-- Start Records for the task --
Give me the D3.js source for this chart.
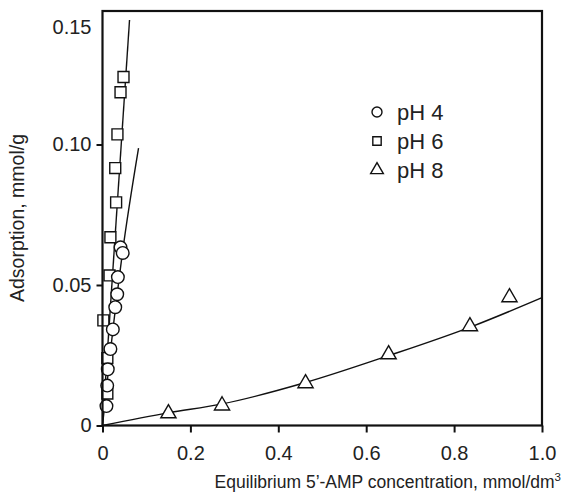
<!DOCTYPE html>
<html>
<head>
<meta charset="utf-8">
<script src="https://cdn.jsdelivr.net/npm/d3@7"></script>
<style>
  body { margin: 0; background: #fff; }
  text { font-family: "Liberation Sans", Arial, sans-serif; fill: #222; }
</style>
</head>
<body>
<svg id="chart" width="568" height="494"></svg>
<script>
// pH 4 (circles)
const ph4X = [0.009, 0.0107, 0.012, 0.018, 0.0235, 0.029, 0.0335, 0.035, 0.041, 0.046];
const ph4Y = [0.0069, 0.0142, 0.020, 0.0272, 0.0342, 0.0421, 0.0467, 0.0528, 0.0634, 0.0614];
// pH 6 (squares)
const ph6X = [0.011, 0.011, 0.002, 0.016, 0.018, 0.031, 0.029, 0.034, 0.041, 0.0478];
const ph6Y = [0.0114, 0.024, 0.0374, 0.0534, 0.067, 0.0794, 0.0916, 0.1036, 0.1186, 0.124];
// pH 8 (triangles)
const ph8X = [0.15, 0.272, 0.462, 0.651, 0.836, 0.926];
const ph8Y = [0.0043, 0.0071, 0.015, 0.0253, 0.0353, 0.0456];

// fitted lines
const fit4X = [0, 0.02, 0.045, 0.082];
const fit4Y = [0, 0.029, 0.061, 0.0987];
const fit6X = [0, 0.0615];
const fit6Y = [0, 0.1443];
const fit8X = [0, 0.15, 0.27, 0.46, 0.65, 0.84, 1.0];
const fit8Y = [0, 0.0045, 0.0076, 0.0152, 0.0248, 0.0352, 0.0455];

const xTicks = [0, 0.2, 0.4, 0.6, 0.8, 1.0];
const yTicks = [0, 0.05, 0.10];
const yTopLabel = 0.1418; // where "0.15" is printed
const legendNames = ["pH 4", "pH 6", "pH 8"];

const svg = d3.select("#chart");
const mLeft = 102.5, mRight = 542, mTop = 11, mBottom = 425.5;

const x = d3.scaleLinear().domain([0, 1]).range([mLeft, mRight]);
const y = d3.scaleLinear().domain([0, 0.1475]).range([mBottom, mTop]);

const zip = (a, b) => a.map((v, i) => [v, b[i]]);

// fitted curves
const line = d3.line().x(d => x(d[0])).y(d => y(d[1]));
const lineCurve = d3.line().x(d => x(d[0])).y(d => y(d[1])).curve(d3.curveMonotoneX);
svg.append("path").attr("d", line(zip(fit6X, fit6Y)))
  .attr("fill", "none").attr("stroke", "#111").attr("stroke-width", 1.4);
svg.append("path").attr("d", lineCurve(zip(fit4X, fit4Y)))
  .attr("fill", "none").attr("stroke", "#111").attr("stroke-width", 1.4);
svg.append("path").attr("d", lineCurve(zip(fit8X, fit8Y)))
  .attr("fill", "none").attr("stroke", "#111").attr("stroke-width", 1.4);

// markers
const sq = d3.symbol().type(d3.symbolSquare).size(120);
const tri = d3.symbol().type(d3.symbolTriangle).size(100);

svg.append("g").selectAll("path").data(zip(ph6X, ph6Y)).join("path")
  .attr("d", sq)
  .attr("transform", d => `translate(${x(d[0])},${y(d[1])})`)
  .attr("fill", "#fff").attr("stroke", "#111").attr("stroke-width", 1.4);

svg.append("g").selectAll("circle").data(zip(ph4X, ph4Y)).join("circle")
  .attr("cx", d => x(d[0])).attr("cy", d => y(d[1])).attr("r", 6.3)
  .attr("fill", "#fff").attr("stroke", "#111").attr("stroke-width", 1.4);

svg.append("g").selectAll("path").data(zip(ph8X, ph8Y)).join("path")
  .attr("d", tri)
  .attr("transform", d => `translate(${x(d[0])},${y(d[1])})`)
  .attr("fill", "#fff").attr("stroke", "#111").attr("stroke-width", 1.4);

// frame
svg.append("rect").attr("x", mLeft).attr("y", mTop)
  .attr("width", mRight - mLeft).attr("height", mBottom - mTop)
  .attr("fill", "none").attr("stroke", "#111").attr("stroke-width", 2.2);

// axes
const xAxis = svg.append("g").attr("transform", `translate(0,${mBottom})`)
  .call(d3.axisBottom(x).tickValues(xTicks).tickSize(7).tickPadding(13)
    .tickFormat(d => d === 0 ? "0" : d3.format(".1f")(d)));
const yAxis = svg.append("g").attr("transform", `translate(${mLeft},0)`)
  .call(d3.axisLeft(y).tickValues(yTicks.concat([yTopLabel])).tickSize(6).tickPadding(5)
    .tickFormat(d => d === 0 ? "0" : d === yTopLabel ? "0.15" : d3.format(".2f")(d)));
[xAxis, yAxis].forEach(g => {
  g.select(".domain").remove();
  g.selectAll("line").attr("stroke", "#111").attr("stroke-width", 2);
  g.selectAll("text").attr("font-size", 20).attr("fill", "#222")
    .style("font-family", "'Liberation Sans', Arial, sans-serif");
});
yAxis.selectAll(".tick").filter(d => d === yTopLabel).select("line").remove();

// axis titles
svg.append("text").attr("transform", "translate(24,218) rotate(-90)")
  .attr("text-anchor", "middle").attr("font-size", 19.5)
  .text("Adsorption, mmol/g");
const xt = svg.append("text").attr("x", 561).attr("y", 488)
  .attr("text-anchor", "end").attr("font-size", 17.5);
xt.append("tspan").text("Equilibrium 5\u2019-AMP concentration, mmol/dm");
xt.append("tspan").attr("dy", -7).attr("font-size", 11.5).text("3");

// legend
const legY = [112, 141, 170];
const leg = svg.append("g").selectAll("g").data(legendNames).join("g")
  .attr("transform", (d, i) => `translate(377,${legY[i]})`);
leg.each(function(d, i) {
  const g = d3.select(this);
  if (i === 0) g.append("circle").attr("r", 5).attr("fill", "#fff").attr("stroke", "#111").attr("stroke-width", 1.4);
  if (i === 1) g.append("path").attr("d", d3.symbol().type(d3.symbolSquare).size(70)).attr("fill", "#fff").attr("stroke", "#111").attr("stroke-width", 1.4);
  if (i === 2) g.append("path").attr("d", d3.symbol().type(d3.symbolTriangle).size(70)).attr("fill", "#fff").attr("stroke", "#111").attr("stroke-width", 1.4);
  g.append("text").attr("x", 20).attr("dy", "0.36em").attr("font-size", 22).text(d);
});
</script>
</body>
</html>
-- End Records for the task --
-- Start Records for the task --
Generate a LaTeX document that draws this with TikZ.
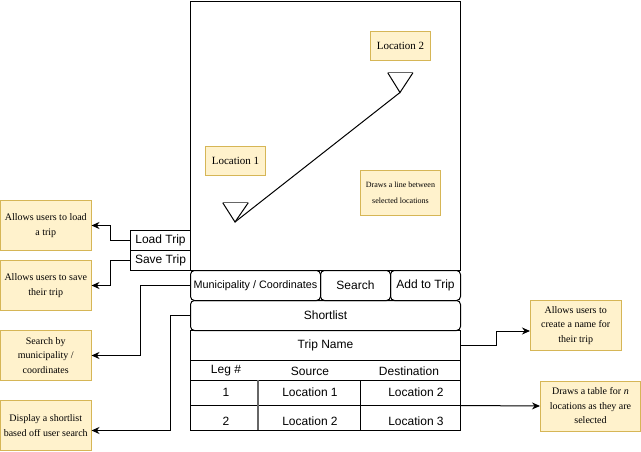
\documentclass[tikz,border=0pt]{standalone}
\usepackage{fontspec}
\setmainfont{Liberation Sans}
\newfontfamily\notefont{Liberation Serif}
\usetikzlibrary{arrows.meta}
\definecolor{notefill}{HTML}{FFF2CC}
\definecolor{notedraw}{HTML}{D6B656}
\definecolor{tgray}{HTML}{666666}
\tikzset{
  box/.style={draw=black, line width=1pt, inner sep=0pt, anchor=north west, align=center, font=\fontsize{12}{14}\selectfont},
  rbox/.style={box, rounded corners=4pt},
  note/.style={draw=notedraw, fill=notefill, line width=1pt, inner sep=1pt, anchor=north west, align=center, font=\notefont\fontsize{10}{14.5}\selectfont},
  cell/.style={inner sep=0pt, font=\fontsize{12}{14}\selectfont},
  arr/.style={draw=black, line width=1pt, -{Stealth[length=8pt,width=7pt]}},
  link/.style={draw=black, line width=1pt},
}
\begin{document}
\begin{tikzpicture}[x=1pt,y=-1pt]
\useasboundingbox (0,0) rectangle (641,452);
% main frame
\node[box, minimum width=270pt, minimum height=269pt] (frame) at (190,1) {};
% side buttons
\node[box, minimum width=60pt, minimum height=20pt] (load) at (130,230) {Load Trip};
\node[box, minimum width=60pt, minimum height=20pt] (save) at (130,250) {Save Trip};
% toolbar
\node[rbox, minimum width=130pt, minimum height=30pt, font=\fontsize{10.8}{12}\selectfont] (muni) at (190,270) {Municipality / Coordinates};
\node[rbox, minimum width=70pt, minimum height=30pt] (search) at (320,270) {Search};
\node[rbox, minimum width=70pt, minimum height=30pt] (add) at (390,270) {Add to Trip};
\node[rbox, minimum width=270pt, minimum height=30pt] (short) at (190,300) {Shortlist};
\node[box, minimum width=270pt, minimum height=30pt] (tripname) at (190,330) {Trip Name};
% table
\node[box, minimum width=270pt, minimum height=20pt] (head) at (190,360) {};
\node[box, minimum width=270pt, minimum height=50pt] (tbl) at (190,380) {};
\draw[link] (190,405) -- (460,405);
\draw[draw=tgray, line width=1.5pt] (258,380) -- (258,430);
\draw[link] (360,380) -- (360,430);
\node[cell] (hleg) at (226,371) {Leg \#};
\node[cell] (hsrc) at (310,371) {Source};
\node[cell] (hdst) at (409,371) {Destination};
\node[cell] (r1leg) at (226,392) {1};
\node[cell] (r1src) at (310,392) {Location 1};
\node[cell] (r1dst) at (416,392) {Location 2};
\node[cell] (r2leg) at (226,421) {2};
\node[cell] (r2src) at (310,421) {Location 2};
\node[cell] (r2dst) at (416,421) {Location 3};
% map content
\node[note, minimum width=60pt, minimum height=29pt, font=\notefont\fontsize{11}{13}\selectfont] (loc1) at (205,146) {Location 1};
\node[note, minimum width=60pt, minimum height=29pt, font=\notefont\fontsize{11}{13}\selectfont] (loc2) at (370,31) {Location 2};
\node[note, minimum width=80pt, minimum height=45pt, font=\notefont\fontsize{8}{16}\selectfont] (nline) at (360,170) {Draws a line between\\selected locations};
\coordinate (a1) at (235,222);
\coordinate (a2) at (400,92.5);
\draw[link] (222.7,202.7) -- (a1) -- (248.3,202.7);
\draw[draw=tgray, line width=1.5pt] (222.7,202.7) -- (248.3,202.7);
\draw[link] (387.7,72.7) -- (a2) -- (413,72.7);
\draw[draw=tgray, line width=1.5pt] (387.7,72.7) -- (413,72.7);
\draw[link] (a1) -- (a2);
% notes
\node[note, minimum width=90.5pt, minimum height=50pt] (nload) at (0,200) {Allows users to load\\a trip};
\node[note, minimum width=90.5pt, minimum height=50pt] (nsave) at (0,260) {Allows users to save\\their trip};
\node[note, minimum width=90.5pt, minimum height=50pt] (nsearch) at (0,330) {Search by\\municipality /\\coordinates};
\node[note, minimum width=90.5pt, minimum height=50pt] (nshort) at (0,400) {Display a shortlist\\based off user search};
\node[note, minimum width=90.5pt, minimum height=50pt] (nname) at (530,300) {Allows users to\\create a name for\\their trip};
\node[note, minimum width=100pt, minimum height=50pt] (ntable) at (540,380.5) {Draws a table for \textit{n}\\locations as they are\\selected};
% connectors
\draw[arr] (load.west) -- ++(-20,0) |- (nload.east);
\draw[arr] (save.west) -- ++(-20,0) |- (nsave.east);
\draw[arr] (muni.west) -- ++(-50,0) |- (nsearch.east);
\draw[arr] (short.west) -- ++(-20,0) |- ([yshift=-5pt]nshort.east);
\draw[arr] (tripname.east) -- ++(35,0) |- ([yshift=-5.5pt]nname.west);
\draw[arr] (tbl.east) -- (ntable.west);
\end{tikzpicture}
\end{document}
-- End Records for the task --
-- Start Records for the task --
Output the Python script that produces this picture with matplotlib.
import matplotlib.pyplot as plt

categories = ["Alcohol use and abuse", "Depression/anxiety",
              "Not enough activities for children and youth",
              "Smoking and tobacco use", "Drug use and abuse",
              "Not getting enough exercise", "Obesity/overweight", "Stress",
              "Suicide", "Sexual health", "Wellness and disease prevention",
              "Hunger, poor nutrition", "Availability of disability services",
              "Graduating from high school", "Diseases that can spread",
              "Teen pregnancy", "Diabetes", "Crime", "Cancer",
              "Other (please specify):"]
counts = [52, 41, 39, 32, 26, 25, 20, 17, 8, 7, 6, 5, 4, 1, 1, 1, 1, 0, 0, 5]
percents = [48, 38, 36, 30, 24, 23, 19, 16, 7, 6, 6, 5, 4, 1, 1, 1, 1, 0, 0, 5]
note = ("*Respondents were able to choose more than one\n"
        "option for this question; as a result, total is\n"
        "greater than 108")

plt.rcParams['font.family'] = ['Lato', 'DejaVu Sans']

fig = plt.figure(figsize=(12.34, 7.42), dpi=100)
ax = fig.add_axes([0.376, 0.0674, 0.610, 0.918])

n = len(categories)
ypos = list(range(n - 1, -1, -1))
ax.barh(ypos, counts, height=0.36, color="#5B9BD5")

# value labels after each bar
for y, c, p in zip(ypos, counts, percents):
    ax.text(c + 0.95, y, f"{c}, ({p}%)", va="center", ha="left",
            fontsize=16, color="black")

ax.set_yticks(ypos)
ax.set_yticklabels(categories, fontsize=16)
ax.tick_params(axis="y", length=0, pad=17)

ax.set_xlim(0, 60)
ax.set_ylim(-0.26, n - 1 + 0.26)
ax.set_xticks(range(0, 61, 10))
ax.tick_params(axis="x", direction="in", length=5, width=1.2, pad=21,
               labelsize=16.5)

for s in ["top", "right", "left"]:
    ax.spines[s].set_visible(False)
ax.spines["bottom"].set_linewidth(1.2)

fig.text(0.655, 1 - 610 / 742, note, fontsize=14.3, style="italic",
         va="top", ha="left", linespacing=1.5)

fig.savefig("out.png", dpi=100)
-- End Records for the task --
Identify every line above that includes the word "script", and show those lines.

<script src="https://cdn.jsdelivr.net/npm/d3@7"></script>
<script>
</script>
Output the Python script that produces this picture with matplotlib.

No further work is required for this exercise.